JC Ramirez has made his way into Angels’ rotation and is loving it
Garrett Richards is expected to be the opening-day starter for the Angels on Thursday in Oakland.
Do you know who pitched in the 2017 opener?
OK, Ramirez wasn’t the opening-day starter. He instead was the opening-day finisher, the last of four Angels who pitched that day in a 4-2 loss to the Oakland Athletics. The game was started by Ricky Nolasco.
Almost a year later, Ramirez is a member of the Angels’ rotation — and a reminder of how quickly fortunes can change in baseball.
“It was weird last year,” the right-hander said. “I didn’t know what to expect. When they made me a starter, I didn’t know what to do.”
Ramirez, 29, started early in his minor league days but became a reliever exclusively in 2012, the first 111 appearances of his big-league career coming out of the bullpen.
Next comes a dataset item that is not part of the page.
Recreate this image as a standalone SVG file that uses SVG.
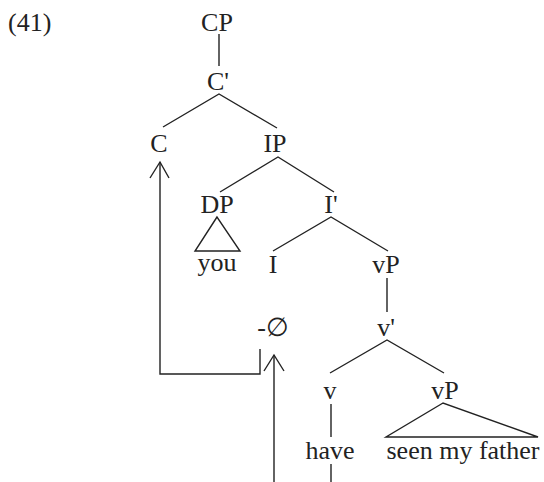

After pitching in relief three times to start last season, he was moved into the rotation, won 11 games and proved himself to be a viable option for a franchise that hasn’t always featured pitching depth.
“I didn’t want to do it, but I had to do it,” Ramirez said of being converted into a starter. “I began liking it, enjoying it. Now, I love it.”
The transition has been a dramatic one for a pitcher who at one time was convinced his future was as a closer. That was Ramirez’s goal early when he was a reliever in the Philadelphia Phillies organization.
“I didn’t know how to manage it,” Ramirez said. “I remember throwing gas the first two innings and then being so tired. Now, I know what to do. Now, I’m being smart.”
He said he arrived here last month confident in what the Angels were expecting from him, unlike the spring of 2017 when his status was more in doubt.
That stability allowed him to prepare for the season free of concerns about how he’d be used.
Ramirez has looked solid in his Cactus League starts and made his final appearance in Arizona on Thursday, pitching six scoreless innings in a triple-A game.
“Every five days, I say, ‘It’s JC time,’ ” Ramirez said, smiling. “I love it. It’s about me that day. I’m going to be the guy where they say, ‘JC is pitching today, so we have a good shot to win this game.’ I want to be the guy. I’m going to be the guy.”
Tuneup for Richards
Richards pitched three innings Friday in a triple-A game against Arizona, his final outing before the opener.
Afterward, he said he feels fully ready to go physically and more than ready to go mentally.
“I know that when I’m healthy I can produce,” Richards said. “For me, my main focus this spring was just to go about my business in a way that I could stay healthy. … Up until this point, I feel great.”
Last year, Richards’ problems started in his first appearance, which also came in Oakland against the A’s. He pitched into the fifth inning but had to be pulled because of cramping in his biceps.
On Thursday, he figures to be back on the same mound, though manager Mike Scioscia had not yet made the decision official.
Scioscia did go so far as to call Richards the rotation’s “lead dog,” a label he has used for Richards in the past.
“I like to think of myself as somebody who leads by example,” Richards said. “We all lean on each other in there. We feed off each other.”
Reliever Keynan Middleton showed up in the clubhouse this week with his dreadlocks dyed an Angels-like red.
He isn’t alone. Follow reliever Felix Pena has his dreadlocks colored blond. Middleton said the two of them have been talking about going with similar looks all spring.
“Other than my hair,” Middleton said, “there’s not much exciting about me.”
Ohtani is expected to make his pitching debut in the season-opening series in Oakland.
Tropeano was optioned to triple-A Salt Lake on Thursday, but could rejoin the Angels in mid-April for a start if Andrew Heaney is unavailable. Heaney has been slowed by elbow inflammation.
Tyler Skaggs will start the Angels’ final game in Arizona against the Diamondbacks at 1 p.m. at Tempe Diablo Stadium.
Ramirez will start one of the Angels’ games during the upcoming Freeway Series. … Matt Shoemaker also will start against the Dodgers, though Scioscia wouldn’t disclose the team’s exact plans.